Averaged over 100 random queries. The threshold is recall@10 > 0.95.

### 6. Memory estimation

Per the research doc, HNSW graph overhead is ~300 bytes per node. At 1M vectors with 128D float32:

| M | Vector data | Graph overhead | Total |
|---|-------------|---------------|-------|
| 8 | 488 MB | ~150 MB | ~638 MB |
| 16 | 488 MB | ~300 MB | ~788 MB |
| 32 | 488 MB | ~600 MB | ~1.1 GB |

At 1536D (production), multiply vector data by 12x.

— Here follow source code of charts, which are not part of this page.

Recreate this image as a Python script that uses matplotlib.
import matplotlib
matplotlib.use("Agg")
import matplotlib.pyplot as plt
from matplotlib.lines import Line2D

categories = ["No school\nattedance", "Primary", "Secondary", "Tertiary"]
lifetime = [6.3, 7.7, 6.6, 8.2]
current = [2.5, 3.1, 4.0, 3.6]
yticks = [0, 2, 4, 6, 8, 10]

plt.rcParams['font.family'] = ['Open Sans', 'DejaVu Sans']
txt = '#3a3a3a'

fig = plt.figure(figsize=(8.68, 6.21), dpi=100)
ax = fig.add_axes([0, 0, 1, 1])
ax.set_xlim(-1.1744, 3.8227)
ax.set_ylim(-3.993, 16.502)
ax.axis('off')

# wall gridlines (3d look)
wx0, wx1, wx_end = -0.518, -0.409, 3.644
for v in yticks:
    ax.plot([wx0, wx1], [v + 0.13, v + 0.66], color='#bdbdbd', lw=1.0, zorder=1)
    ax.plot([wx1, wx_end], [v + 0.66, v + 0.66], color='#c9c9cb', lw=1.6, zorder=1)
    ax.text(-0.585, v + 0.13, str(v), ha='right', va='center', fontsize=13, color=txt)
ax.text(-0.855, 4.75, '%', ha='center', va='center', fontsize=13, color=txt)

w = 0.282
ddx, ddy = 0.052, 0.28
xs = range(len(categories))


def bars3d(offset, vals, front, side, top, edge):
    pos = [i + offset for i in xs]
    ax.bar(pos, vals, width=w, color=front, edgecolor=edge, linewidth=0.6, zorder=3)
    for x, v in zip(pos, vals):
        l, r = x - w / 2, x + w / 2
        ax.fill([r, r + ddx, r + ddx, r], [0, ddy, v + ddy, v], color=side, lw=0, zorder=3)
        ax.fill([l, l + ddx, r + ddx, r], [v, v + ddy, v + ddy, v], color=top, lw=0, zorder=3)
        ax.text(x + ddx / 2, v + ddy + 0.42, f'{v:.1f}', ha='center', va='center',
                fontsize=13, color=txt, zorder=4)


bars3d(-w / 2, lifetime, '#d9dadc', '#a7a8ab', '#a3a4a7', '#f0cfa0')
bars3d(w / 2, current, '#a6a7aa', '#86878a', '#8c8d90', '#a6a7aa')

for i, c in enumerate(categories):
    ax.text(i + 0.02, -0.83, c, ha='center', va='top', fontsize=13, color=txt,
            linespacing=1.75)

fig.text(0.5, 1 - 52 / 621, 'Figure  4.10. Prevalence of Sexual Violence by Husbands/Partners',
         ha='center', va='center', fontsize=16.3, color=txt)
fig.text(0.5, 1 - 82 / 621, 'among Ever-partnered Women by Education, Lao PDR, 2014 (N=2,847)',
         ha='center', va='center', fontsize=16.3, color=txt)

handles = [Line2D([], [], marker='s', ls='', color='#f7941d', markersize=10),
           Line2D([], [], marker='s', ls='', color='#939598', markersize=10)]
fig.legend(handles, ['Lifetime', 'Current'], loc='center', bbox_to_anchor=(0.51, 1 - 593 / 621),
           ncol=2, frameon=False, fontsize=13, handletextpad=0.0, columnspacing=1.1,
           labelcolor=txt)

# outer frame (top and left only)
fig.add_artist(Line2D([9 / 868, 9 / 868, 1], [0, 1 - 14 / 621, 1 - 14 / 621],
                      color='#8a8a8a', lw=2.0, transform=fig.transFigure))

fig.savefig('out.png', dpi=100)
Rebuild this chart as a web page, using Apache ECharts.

The graph overhead stays the same.

## Acceptance Criteria

- [ ] All 9 (M, ef_construction) configurations benchmarked at 1M vectors (or subset for CI time)
- [ ] Recall@10 > 0.95 for the selected optimal configuration
- [ ] Search latency for 100 queries recorded: mean and p99
- [ ] Build time per configuration recorded
- [ ] Optimal (M, ef_construction) applied to `VectorIndexConfig` default
- [ ] Results documented in `docs/profiling/usearch-tuning.md` with a recall/latency tradeoff table
- [ ] If recall@10 < 0.95 for all configs, document the finding and propose mitigation (increase ef_search, ACORN-1, etc.)

## Test Strategy

1. **Recall validation:** For the chosen config, run 100 queries and verify recall@10 > 0.95 against brute-force ground truth. This is a correctness test, not just a benchmark.
2. **Regression guard:** After applying the optimal config, re-run the existing `tidal/benches/vector.rs` benchmarks to ensure no regression at 10K scale.
3. **Config round-trip:** Verify that the new default config serializes and deserializes correctly if `VectorIndexConfig` is persisted.